Well, you could map it manually, often using naming conventions for your services and engines. The better you stick to well-defined naming conventions, the easier it is. This is another reason why including monitoring requirements in your application building process will pay dividends down the road. Because “automatically” is so much easier than “manually”.

4. Capacity Planning is easier if you’ve been collecting performance data all along

If your business is successful, your apps will get busier and you’ll need to ask yourself if you have enough capacity for future growth? Of course, it’s hard to answer that question if you have no baseline data.

However, capturing performance data from the start enables you to see the resource usage trends over time. Correlate that to expected traffic growth for your application and you'll be on stable ground as you analyze your resource requirements for the next 6-12 months.

5. You don’t have to worry about running out of steam

For a lot of companies, once an application is written, people celebrate and move on. Things that you promise you’ll get to later – never seem to be a priority anymore. Unless, of course, you are hit with a severity one outage and then all heck breaks loose. Then people start panicking because there is no visibility into what is breaking down and where.

Building monitoring requirements into the application development cycle ensure that these things are not forgotten in the hustle and bustle of the next project. In fact, some of our customers will not sign off on a project unless monitoring is ready to go BEFORE moving into production. They make it a priority from the start so that they don’t have to struggle for resources AFTER everybody thinks they are done and move on to something else.

So, the next time somebody asks you about your monitoring strategy for your new apps, instead of saying “I’m too busy to think about it right now,” you should say, “I’m way ahead of you”.

David Hickman is in Product Marketing at SL Corporation.

APM

Hot Topics

The Latest

A major architectural shift is underway across enterprise networks, according to a new global study from Cisco. As AI assistants, agents, and data-driven workloads reshape how work gets done, they're creating faster, more dynamic, more latency-sensitive, and more complex network traffic. Combined with the ubiquity of connected devices, 24/7 uptime demands, and intensifying security threats, these shifts are driving infrastructure to adapt and evolve ...

Image
Cisco

The development of banking apps was supposed to provide users with convenience, control and piece of mind. However, for thousands of Halifax customers recently, a major mobile outage caused the exact opposite, leaving customers unable to check balances, or pay bills, sparking widespread frustration. This wasn't an isolated incident ... So why are these failures still happening? ...

Cyber threats are growing more sophisticated every day, and at their forefront are zero-day vulnerabilities. These elusive security gaps are exploited before a fix becomes available, making them among the most dangerous threats in today's digital landscape ... This guide will explore what these vulnerabilities are, how they work, why they pose such a significant threat, and how modern organizations can stay protected ...

The prevention of data center outages continues to be a strategic priority for data center owners and operators.
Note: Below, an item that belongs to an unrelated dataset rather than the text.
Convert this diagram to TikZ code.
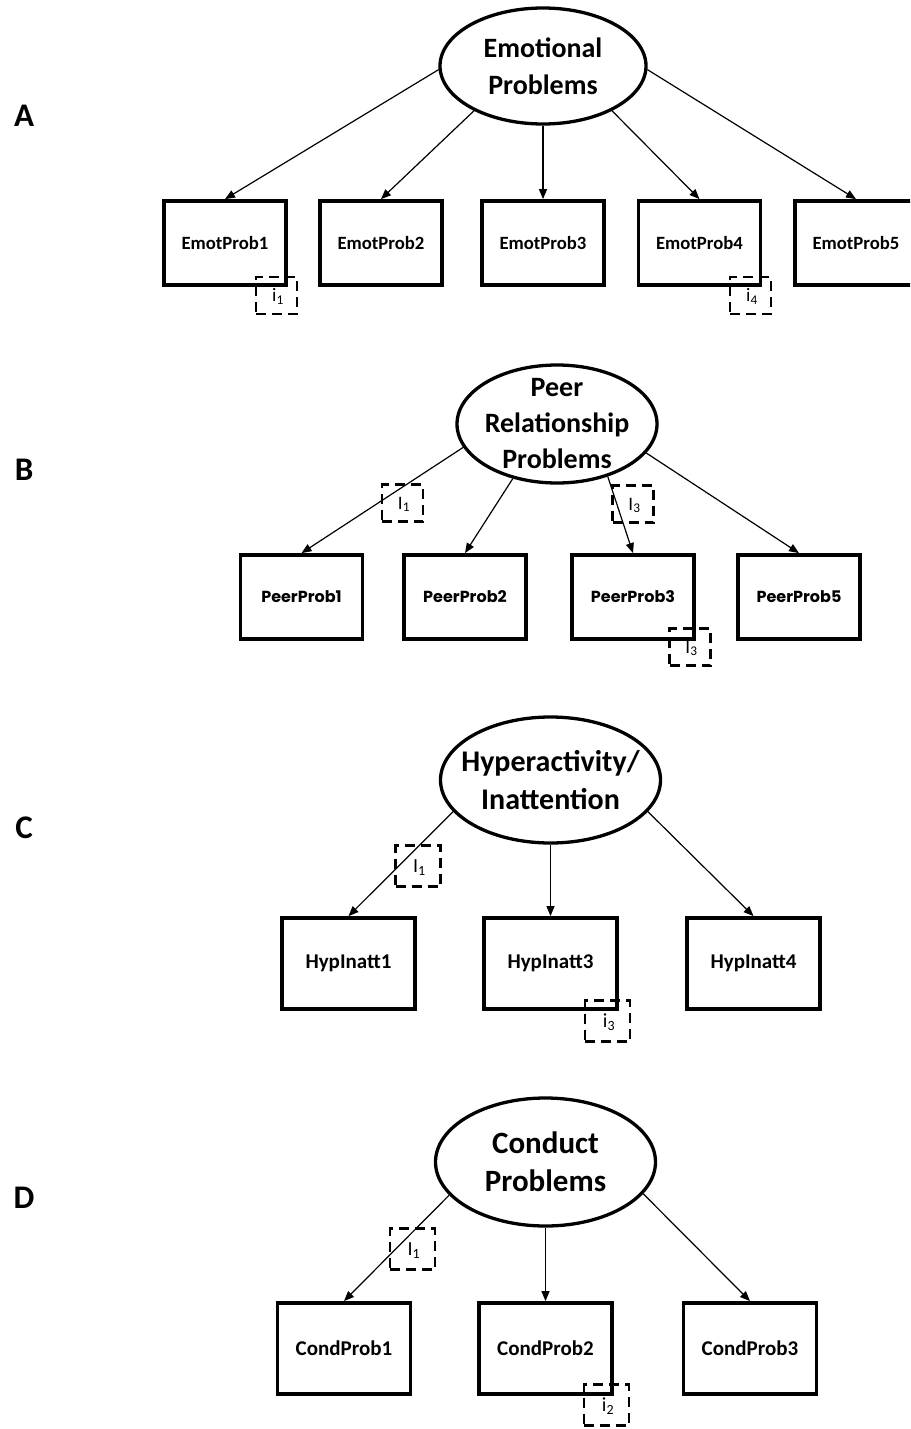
\documentclass[tikz,border=0pt]{standalone}
\usepackage{fontspec}
\setmainfont{Carlito}
\newfontfamily\geo{Poppins}
\usetikzlibrary{arrows.meta,shapes.geometric}
\newcommand{\ilab}[2]{\hspace*{3pt}\raisebox{-6pt}[0pt][0pt]{#1\textsubscript{#2}}}
\begin{document}
\begin{tikzpicture}[x=1pt,y=-1pt,
  latent/.style={ellipse, draw, line width=3.3pt, inner sep=-30pt, align=center},
  obs/.style={rectangle, draw, line width=3.8pt, inner sep=0pt},
  obsAB/.style={obs, minimum width=122pt, minimum height=84pt},
  obsCD/.style={obs, minimum width=133pt, minimum height=91pt, font=\bfseries\fontsize{21}{24}\selectfont},
  iboxS/.style={rectangle, draw, line width=2.3pt, dash pattern=on 10pt off 6pt, minimum width=41pt, minimum height=37pt, inner sep=0pt, font=\fontsize{19}{21}\selectfont},
  iboxL/.style={iboxS, minimum width=45pt, minimum height=41pt, font=\fontsize{20}{22}\selectfont},
  load/.style={-{Triangle[length=10pt,width=8pt]}, line width=1.2pt},
  panel/.style={font=\bfseries\fontsize{33}{36}\selectfont}
]
\useasboundingbox (0,0) rectangle (910,1429);
\clip (0,0) rectangle (910,1429);
\fill[white] (0,0) rectangle (910,1429);

% ---------------- Panel A ----------------
\node[panel] (la) at (24,116) {A};
\node[latent, minimum width=206pt, minimum height=116pt, font=\bfseries\fontsize{28}{37}\selectfont] (ea) at (543,66) {Emotional\\Problems};
\begin{scope}[every node/.style={obsAB, font=\bfseries\fontsize{18.7}{22}\selectfont}]
\node (e1) at (225,243) {EmotProb1};
\node (e2) at (381,243) {EmotProb2};
\node (e3) at (543,243) {EmotProb3};
\node (e4) at (699.5,243) {EmotProb4};
\node (e5) at (856,243) {EmotProb5};
\end{scope}
\draw[load] (ea.182) -- (e1.north);
\draw[load] (ea.213) -- (e2.north);
\draw[load] (ea.south) -- (e3.north);
\draw[load] (ea.327) -- (e4.north);
\draw[load] (ea.358) -- (e5.north);
\node[iboxS] (ia1) at (276.5,295.5) {\ilab{i}{1}};
\node[iboxS] (ia4) at (750.5,295.5) {\ilab{i}{4}};

% ---------------- Panel B ----------------
\node[panel] (lb) at (24,470) {B};
\node[latent, minimum width=200pt, minimum height=118pt, font=\bfseries\fontsize{28}{36}\selectfont] (eb) at (557,424) {Peer\\Relationship\\Problems};
\begin{scope}[every node/.style={obsAB, font=\geo\bfseries\fontsize{16}{20}\selectfont}]
\node (p1) at (301.5,597) {PeerProb1};
\node (p2) at (465,597) {PeerProb2};
\node (p3) at (633,597) {PeerProb3};
\node (p5) at (799,597) {PeerProb5};
\end{scope}
\draw[load] (eb.194) -- (p1.north);
\draw[load] (eb.231) -- (p2.north);
\draw[load] (eb.314) -- (p3.north);
\draw[load] (eb.342) -- (p5.north);
\node[iboxS] (ib1) at (402.5,503) {\ilab{I}{1}};
\node[iboxS] (ib3) at (633,504) {\ilab{I}{3}};
\node[iboxS] (ib3c) at (690,647) {\ilab{I}{3}};

% ---------------- Panel C ----------------
\node[panel] (lc) at (24,828) {C};
\node[latent, minimum width=220pt, minimum height=126pt, font=\bfseries\fontsize{30}{38}\selectfont] (ec) at (550.5,780) {Hyperactivity/\\Inattention};
\node[obsCD] (h1) at (348.5,963.5) {HypInatt1};
\node[obsCD] (h3) at (550.5,963.5) {HypInatt3};
\node[obsCD] (h4) at (753.5,963.5) {HypInatt4};
\draw[load] (ec.198) -- (h1.north);
\draw[load] (ec.south) -- (h3.north);
\draw[load] (ec.342) -- (h4.north);
\node[iboxL] (ic1) at (418,866) {\ilab{I}{1}};
\node[iboxL] (ic3) at (607.5,1021) {\ilab{i}{3}};

% ---------------- Panel D ----------------
\node[panel] (ld) at (24,1198) {D};
\node[latent, minimum width=220pt, minimum height=128pt, font=\bfseries\fontsize{31}{38}\selectfont] (ed) at (545.5,1162) {Conduct\\Problems};
\node[obsCD] (c1) at (344,1348.5) {CondProb1};
\node[obsCD] (c2) at (545.5,1348.5) {CondProb2};
\node[obsCD] (c3) at (750,1348.5) {CondProb3};
\draw[load] (ed.199) -- (c1.north);
\draw[load] (ed.south) -- (c2.north);
\draw[load] (ed.342) -- (c3.north);
\node[iboxL] (id1) at (412.5,1249) {\ilab{I}{1}};
\node[iboxL] (id2) at (606.5,1405) {\ilab{i}{2}};
\end{tikzpicture}
\end{document}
Infrastructure equipment has improved, but the complexity of modern architectures and evolving external threats presents new risks that operators must actively manage, according to the Data Center Outage Analysis 2025 from Uptime Institute ...

As observability engineers, we navigate a sea of telemetry daily. We instrument our applications, configure collectors, and build dashboards, all in pursuit of understanding our complex distributed systems. Yet, amidst this flood of data, a critical question often remains unspoken, or at best, answered by gut feeling: "Is our telemetry actually good?" ... We're inviting you to participate in shaping a foundational element for better observability: the Instrumentation Score ...

We're inching ever closer toward a long-held goal: technology infrastructure that is so automated that it can protect itself. But as IT leaders aggressively employ automation across our enterprises, we need to continuously reassess what AI is ready to manage autonomously and what can not yet be trusted to algorithms ...

Much like a traditional factory turns raw materials into finished products, the AI factory turns vast datasets into actionable business outcomes through advanced models, inferences, and automation. From the earliest data inputs to the final token output, this process must be reliable, repeatable, and scalable. That requires industrializing the way AI is developed, deployed, and managed ...

Almost half (48%) of employees admit they resent their jobs but stay anyway, according to research from Ivanti ... This has obvious consequences across the business, but we're overlooking the massive impact of resenteeism and presenteeism on IT. For IT professionals tasked with managing the backbone of modern business operations, these numbers spell big trouble ...

For many B2B and B2C enterprise brands, technology isn't a core strength. Relying on overly complex architectures (like those that follow a pure MACH doctrine) has been flagged by industry leaders as a source of operational slowdown, creating bottlenecks that limit agility in volatile market conditions ...

FinOps champions crucial cross-departmental collaboration, uniting business, finance, technology and engineering leaders to demystify cloud expenses. Yet, too often, critical cost issues are softened into mere "recommendations" or "insights" — easy to ignore. But what if we adopted security's battle-tested strategy and reframed these as the urgent risks they truly are, demanding immediate action? ...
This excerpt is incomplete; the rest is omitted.